REQUIRED TASK:
From the first line of the listing below, retype each line up to and including the one with "const TEXT = '#595959';"; pictures stay out.

INFORMATION PROVIDED:
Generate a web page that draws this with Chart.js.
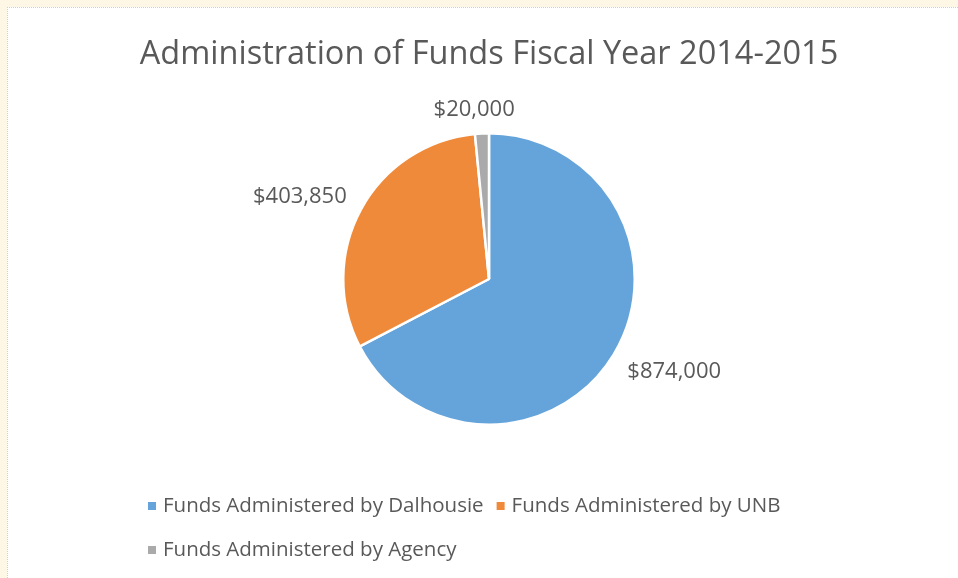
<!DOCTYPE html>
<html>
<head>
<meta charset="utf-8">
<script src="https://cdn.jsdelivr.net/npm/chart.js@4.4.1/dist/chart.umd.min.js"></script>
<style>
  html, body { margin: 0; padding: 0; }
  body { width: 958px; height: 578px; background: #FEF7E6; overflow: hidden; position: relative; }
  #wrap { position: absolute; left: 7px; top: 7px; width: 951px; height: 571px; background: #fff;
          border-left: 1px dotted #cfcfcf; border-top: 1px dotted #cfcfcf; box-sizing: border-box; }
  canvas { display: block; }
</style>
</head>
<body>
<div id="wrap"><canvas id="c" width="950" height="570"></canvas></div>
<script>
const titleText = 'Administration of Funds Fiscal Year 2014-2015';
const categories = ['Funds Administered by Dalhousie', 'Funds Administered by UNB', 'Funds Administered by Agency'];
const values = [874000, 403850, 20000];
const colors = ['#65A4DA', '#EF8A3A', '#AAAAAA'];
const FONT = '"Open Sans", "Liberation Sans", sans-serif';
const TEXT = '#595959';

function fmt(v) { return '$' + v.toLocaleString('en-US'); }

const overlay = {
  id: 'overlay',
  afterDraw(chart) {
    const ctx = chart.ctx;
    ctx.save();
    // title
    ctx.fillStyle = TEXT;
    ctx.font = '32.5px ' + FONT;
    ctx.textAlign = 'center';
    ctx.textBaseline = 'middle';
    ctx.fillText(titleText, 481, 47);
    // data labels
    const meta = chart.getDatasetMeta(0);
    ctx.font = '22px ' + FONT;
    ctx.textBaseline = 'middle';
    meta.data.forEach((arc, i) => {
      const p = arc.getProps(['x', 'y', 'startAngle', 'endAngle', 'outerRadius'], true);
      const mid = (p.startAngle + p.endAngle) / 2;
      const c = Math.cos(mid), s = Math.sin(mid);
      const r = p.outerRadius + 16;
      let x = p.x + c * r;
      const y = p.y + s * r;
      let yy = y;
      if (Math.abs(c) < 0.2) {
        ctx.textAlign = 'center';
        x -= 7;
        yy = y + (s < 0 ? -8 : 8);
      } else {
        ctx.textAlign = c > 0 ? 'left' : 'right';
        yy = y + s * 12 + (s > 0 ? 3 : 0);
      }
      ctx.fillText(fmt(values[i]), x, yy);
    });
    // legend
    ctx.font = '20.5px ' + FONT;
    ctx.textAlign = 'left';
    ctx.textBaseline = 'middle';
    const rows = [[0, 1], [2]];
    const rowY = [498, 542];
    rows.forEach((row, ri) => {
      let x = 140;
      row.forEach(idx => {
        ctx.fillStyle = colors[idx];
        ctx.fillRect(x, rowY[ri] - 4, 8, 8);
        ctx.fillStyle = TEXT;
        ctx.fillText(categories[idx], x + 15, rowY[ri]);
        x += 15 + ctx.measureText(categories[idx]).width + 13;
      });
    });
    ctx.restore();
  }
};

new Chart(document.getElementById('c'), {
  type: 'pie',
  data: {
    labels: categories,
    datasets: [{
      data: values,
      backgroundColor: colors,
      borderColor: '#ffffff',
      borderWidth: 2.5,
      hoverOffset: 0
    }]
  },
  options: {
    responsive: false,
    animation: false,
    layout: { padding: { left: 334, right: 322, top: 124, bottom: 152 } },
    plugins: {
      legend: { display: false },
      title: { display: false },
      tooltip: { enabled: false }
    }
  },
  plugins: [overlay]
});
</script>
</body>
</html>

WRITTEN ANSWER:
Generate a web page that draws this with Chart.js.
<!DOCTYPE html>
<html>
<head>
<meta charset="utf-8">
<script src="https://cdn.jsdelivr.net/npm/chart.js@4.4.1/dist/chart.umd.min.js"></script>
<style>
  html, body { margin: 0; padding: 0; }
  body { width: 958px; height: 578px; background: #FEF7E6; overflow: hidden; position: relative; }
  #wrap { position: absolute; left: 7px; top: 7px; width: 951px; height: 571px; background: #fff;
          border-left: 1px dotted #cfcfcf; border-top: 1px dotted #cfcfcf; box-sizing: border-box; }
  canvas { display: block; }
</style>
</head>
<body>
<div id="wrap"><canvas id="c" width="950" height="570"></canvas></div>
<script>
const titleText = 'Administration of Funds Fiscal Year 2014-2015';
const categories = ['Funds Administered by Dalhousie', 'Funds Administered by UNB', 'Funds Administered by Agency'];
const values = [874000, 403850, 20000];
const colors = ['#65A4DA', '#EF8A3A', '#AAAAAA'];
const FONT = '"Open Sans", "Liberation Sans", sans-serif';
const TEXT = '#595959';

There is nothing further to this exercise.